Set task:
Transcribe the material from its first line onward, ending with the line that contains "import * as" and adding nothing beyond it.

------------------------------------------------------------------------

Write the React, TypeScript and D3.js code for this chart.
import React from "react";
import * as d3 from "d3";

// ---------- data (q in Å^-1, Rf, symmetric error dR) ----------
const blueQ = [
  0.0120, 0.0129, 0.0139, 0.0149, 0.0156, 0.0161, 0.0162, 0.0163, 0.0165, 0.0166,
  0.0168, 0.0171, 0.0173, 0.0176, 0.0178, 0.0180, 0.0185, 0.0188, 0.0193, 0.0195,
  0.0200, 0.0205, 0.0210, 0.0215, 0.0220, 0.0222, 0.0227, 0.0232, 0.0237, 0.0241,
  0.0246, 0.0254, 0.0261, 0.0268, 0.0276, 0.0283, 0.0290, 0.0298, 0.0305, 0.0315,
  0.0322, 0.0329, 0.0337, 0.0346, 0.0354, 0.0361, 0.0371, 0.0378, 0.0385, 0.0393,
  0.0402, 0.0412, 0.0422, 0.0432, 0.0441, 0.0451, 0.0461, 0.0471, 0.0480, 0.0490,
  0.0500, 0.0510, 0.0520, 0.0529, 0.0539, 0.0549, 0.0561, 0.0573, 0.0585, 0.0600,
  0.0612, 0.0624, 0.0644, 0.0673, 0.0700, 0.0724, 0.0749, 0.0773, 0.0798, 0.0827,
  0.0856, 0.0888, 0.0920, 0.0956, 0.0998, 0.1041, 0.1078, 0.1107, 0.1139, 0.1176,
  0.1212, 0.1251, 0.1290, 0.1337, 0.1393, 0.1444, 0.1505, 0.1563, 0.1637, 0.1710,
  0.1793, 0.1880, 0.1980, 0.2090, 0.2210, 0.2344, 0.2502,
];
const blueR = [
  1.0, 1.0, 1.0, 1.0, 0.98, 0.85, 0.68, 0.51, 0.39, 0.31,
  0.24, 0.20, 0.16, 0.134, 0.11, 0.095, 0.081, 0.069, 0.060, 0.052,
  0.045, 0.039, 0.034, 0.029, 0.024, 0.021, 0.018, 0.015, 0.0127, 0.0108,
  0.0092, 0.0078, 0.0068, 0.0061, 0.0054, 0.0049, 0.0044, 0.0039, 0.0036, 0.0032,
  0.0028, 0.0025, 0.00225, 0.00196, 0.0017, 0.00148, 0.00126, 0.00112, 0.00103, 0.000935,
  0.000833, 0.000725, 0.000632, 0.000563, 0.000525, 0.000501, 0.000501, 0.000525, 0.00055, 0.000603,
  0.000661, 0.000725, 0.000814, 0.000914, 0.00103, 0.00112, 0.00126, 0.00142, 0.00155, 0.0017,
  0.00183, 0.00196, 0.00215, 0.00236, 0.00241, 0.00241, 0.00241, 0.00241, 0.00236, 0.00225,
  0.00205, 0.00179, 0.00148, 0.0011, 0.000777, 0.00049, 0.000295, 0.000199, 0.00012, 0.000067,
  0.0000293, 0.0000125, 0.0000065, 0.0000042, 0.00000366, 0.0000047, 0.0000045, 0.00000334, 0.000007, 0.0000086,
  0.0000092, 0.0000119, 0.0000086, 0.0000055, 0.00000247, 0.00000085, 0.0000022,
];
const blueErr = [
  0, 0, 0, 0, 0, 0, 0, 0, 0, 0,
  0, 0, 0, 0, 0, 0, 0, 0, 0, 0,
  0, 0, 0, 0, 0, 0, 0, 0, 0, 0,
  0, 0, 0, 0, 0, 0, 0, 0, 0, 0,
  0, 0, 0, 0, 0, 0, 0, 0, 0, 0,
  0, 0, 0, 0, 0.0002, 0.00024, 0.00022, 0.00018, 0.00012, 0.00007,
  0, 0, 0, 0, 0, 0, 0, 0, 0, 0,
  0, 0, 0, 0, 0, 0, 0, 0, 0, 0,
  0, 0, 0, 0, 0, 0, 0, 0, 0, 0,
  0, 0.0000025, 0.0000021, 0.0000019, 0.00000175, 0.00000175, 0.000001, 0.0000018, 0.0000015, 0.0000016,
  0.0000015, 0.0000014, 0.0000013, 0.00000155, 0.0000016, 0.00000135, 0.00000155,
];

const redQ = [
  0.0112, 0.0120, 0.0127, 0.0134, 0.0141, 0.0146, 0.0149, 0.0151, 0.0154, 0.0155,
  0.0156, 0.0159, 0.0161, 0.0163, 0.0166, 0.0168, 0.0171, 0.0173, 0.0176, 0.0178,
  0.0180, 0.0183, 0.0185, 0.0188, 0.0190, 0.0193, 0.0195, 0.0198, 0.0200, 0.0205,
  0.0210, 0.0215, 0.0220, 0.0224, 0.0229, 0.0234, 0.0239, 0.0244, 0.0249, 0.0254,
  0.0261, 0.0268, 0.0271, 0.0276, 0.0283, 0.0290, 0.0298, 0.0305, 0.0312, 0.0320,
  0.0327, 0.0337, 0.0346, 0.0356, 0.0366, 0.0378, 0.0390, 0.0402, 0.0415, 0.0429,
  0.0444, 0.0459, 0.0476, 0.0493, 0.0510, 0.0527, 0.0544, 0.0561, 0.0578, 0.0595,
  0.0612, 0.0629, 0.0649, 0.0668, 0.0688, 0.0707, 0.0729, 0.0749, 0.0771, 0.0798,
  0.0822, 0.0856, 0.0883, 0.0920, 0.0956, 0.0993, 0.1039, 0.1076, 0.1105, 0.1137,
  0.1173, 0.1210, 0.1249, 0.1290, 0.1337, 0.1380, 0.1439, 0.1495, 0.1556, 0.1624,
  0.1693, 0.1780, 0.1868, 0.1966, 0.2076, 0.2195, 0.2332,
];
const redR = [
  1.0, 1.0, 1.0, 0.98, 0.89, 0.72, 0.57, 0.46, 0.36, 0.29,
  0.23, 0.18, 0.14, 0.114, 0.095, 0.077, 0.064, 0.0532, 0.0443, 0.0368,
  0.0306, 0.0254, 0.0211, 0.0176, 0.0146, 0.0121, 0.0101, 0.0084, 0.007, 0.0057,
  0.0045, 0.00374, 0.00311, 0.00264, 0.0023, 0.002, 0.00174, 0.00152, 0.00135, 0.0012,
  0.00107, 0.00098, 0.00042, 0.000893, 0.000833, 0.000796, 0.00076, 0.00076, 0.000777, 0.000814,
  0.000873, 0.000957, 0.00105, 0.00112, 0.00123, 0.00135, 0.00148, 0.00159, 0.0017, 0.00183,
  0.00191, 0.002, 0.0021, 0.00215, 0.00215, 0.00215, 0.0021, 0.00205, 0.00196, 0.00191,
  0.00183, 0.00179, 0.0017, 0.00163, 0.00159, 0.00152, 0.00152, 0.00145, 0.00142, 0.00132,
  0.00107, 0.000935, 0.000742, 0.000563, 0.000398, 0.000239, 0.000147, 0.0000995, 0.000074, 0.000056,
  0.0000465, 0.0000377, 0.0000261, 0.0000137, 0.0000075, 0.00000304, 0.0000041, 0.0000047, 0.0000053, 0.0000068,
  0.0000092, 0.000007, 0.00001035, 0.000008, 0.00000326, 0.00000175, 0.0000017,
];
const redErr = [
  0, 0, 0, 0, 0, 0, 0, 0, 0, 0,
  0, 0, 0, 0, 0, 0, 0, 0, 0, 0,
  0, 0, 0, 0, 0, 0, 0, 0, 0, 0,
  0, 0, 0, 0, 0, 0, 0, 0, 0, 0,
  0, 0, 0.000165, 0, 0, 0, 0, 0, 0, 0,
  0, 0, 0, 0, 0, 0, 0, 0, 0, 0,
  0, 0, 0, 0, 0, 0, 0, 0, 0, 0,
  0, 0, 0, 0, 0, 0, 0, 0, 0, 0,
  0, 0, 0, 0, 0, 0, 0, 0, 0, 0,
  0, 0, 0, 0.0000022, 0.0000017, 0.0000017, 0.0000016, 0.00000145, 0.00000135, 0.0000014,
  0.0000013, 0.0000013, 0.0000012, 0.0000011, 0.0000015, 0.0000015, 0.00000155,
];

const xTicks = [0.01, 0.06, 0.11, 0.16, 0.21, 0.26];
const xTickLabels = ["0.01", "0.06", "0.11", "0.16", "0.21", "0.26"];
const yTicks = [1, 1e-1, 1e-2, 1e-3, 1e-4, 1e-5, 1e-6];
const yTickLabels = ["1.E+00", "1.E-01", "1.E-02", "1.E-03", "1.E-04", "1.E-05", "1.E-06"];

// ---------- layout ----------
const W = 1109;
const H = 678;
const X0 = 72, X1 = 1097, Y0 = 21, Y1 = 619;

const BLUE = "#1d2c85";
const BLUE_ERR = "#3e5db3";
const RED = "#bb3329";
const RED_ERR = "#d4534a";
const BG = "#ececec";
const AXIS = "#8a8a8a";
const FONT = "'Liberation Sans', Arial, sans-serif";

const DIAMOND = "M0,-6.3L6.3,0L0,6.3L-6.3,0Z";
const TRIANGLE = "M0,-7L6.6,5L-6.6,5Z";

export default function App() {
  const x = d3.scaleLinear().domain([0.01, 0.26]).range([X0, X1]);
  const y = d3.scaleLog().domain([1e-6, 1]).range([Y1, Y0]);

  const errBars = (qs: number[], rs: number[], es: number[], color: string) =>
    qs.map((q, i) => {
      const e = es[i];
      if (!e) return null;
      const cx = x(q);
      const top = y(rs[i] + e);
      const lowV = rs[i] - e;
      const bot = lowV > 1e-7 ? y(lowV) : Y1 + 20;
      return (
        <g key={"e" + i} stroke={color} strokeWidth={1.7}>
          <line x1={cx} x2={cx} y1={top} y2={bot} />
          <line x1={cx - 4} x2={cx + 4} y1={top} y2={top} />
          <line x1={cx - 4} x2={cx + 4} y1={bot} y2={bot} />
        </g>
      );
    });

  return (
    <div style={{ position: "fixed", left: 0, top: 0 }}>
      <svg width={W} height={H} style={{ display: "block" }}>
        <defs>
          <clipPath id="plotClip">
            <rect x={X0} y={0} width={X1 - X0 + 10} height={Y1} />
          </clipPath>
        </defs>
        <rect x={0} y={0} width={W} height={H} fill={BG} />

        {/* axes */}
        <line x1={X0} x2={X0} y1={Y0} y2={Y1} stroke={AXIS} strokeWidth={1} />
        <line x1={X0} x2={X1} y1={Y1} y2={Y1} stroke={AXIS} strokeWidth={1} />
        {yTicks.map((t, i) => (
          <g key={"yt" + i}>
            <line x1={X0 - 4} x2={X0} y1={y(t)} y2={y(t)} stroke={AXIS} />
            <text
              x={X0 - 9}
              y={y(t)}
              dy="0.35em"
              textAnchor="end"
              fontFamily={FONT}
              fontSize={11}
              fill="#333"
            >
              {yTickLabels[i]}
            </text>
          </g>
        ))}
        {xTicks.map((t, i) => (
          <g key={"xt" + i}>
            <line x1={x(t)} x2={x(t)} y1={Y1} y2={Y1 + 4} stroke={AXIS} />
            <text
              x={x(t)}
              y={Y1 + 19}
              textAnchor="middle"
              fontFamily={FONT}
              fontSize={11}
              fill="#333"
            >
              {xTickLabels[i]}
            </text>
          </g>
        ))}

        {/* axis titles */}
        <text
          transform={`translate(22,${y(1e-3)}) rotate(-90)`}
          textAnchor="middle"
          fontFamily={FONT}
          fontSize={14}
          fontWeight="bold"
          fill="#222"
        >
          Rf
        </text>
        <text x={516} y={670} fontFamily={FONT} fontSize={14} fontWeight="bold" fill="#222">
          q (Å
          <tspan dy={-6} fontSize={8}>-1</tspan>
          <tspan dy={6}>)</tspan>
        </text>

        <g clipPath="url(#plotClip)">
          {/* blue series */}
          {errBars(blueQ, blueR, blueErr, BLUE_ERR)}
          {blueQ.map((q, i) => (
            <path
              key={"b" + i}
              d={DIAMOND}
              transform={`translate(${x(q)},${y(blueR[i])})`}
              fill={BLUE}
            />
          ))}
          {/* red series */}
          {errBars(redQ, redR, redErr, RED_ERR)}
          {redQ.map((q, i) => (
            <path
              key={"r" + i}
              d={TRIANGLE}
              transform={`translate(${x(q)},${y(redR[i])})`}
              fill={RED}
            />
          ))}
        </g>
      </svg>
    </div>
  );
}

------------------------------------------------------------------------

In response:
Write the React, TypeScript and D3.js code for this chart.
import React from "react";
import * as d3 from "d3";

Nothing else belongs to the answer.